The only survivor of the massacre questioned on the game, Richard Castaldo, noted that he was glad the game was made, because he felt it a useful vehicle for dealing with the event. When asked if the game trivialized the events, he responded, "I think that ultimately a videogame is just another medium for artistic expression." His opinion was cross-reported significantly less than those condemning the game. Brent Bozell of the Parent's Television council took the reactionary sentiment perhaps the farthest, calling game creator Danny Ledonne a "deeply disturbed jerk" and Ian Bogost an "idiot" that should be fired from his position at Georgia Tech. I was in college at the time, and my school paper ran an editorial called "Columbine game is no fun at all."

The second wave of controversy was triggered by a young man named Kimver Gill, who loved guns, combat knives, industrial music, and video games, including Super Columbine. He opened fire on the campus of Dawson College in Montreal, killing one young woman and injuring nineteen others.

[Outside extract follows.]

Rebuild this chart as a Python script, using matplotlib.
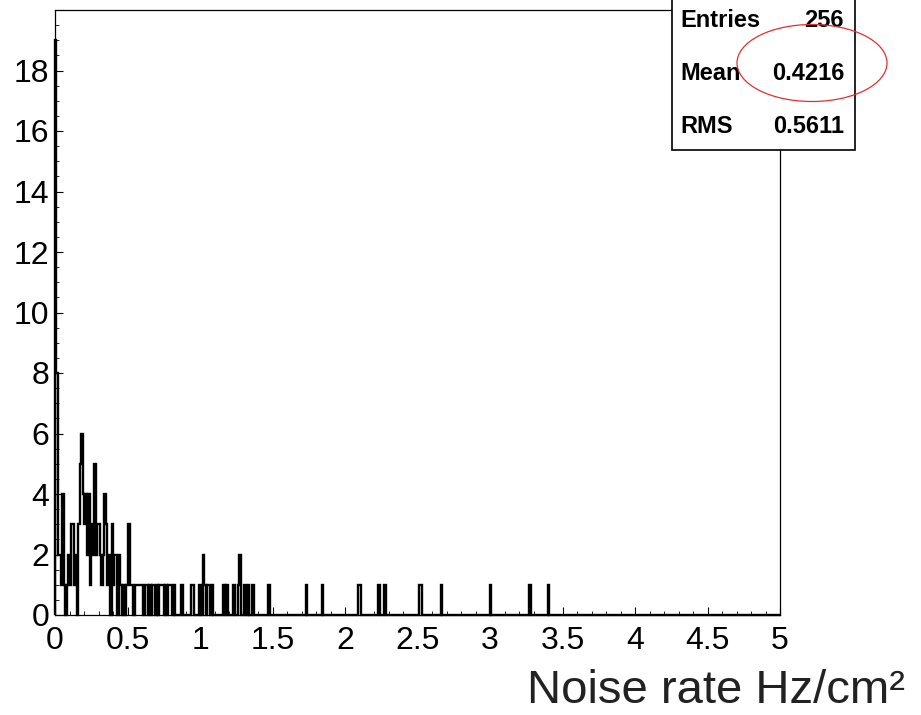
import numpy as np
from matplotlib import pyplot as plt
from matplotlib.patches import Rectangle, Ellipse
from matplotlib.ticker import MultipleLocator

#====== data ======
bin_width = 0.01
n_bins = 500
# counts of the first 60 bins (0.00 .. 0.59)
low_counts = [19, 8, 2, 2, 1, 4, 1, 0, 1, 2,
              1, 3, 3, 1, 2, 0, 3, 5, 6, 4,
              3, 4, 2, 4, 1, 3, 2, 5, 2, 3,
              3, 2, 1, 2, 4, 3, 1, 2, 0, 3,
              1, 2, 2, 0, 2, 1, 0, 1, 0, 1,
              3, 3, 1, 1, 0, 1, 1, 2, 1, 0]
# sparse tail above 0.6
tail_rates = [0.57, 0.59, 0.60, 0.62, 0.63, 0.65, 0.67, 0.68, 0.70, 0.72,
              0.73, 0.74, 0.76, 0.78, 0.79, 0.80, 0.82, 0.87, 0.94, 0.95,
              0.99, 1.00, 1.02, 1.03, 1.05, 1.06, 1.08, 1.16, 1.18, 1.23,
              1.26, 1.27, 1.30, 1.31, 1.33, 1.36, 1.47, 1.73, 1.84, 2.09,
              2.10, 2.23, 2.27, 2.51, 2.52, 2.66, 3.00, 3.27, 3.40]
tail_counts = [1, 1, 1, 1, 1, 1, 1, 1, 1, 1,
               1, 1, 1, 1, 1, 1, 1, 1, 1, 1,
               1, 1, 2, 1, 1, 1, 1, 1, 1, 1,
               1, 2, 1, 1, 1, 1, 1, 1, 1, 1,
               1, 1, 1, 1, 1, 1, 1, 1, 1]
x_ticks = [0, 0.5, 1, 1.5, 2, 2.5, 3, 3.5, 4, 4.5, 5]
x_ticklabels = ['0', '0.5', '1', '1.5', '2', '2.5', '3', '3.5', '4', '4.5', '5']
y_ticks = [0, 2, 4, 6, 8, 10, 12, 14, 16, 18]
stats_names = ['Entries', 'Mean', 'RMS']
stats_values = ['256', '0.4216', '0.5611']
x_label = 'Noise rate Hz/cm²'
#=======================================

W, H = 921, 715
def fx(px): return px / W
def fy(py): return 1 - py / H

plain = ['Liberation Sans', 'DejaVu Sans']

counts = np.zeros(n_bins)
counts[:len(low_counts)] = low_counts
for r, c in zip(tail_rates, tail_counts):
    counts[int(round(r / bin_width))] = c
edges = np.arange(n_bins + 1) * bin_width

fig = plt.figure(figsize=(W / 100, H / 100), dpi=100)
ax = fig.add_axes([fx(55), fy(615), fx(780) - fx(55), fy(10) - fy(615)])

ax.stairs(counts, edges, baseline=0, color='black', lw=1.7, clip_on=False)

ax.set_xlim(0, 5)
ax.set_ylim(0, 20)
ax.set_xticks(x_ticks)
ax.set_xticklabels(x_ticklabels)
ax.xaxis.set_minor_locator(MultipleLocator(0.1))
ax.set_yticks(y_ticks)
ax.set_yticklabels([str(v) for v in y_ticks])
ax.yaxis.set_minor_locator(MultipleLocator(0.5))
ax.tick_params(which='both', direction='in', top=False, right=False, colors='black')
ax.tick_params(which='major', length=6, width=0.8, labelsize=23)
ax.tick_params(axis='y', which='major', pad=4)
ax.tick_params(axis='x', which='major', pad=8)
ax.tick_params(which='minor', length=3, width=0.6)
for lab in ax.get_xticklabels() + ax.get_yticklabels():
    lab.set_family(plain)
for sp in ax.spines.values():
    sp.set_linewidth(0.9)

# stats box over the top-right corner
fig.add_artist(Rectangle((fx(672), fy(150)), fx(855) - fx(672), fy(-5) - fy(150),
                         transform=fig.transFigure, fc='white', ec='black', lw=1.2, zorder=3))
for i, (n, v) in enumerate(zip(stats_names, stats_values)):
    base = 27 + 53 * i
    fig.text(fx(680), fy(base), n, ha='left', va='baseline', fontsize=17,
             fontweight='bold', family=plain, zorder=4)
    fig.text(fx(844), fy(base), v, ha='right', va='baseline', fontsize=17,
             fontweight='bold', family=plain, zorder=4)

fig.add_artist(Ellipse((fx(812), fy(63)), fx(150), 77 / H, transform=fig.transFigure,
                       fill=False, ec='#e03030', lw=0.9, zorder=5))

fig.text(fx(905), fy(691), x_label, ha='right', va='center', fontsize=34,
         family=plain, color='#222222')

fig.savefig('out.png', dpi=100)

Ledonne said of the incident, "as soon as I heard about it I called in to work and told them I'd need to take the next day off to handle press." He couldn't eat for two days, vomiting several times in reaction to the projection that he was somehow responsible for the violence in Montreal. The press' reaction was similarly dismissive and reactionary, but a significant thing happened in the resulting discourse: a forum was opened for people like Ledonne, Bogost, or former IGDA president Jason Della Rocca, to defend games in general.

Danny Ledonne (Photo: Emberwilde Productions)

On a three-way interview on Canoe Live, Mark Strobel of the Toronto Sun challenged Ledonne, saying: "I just wonder wether this guy maybe lost touch with reality with a little help from that game of yours." Ledonne responded, "I made my videogames because they've become one of those [marginal] scapegoats, and yes while some who go on to commit violence play videogames, most young men play video games, so I don't see the correlation."

He concluded the segments in response to the anchor woman asking if he'd take down the website (, responding, "The website is available for people to discuss videogames as a medium and what can be done in the realm of social critique, that videogames are not just divergent means of entertaining yourself, but can be works of art that explore uncomfortable topics."

It was as if the incident of a lesser tragedy (in terms of casualties) rendered an example for the public, where the culpability, or otherwise cultural validity, of games was able to stand in contrast with the psychological profile of a recent shooter. Experts from the industry and academia were given an equal voice, an opportunity to point out where the correlations between games and violence stopped, and where the causal factors began - the opportunity was well seized.

In the wake of this second media frenzy, the deadline for submissions to the Slamdance Guerilla Gamemaker Competition loomed. Both myself and Ian Bogost encouraged Ledonne to enter the game, and his query into its eligibility lead Sam Roberts to "court" the game. The game was selected as a finalist, presumably because the other entries showcased a lot of promising mechanical (flOw, Cultivation) and dynamical innovation (Braid, Steam Brigade, Toribash), and Super Columbine's aesthetic innovations, not to mention social implications, complimented the rest of the selection.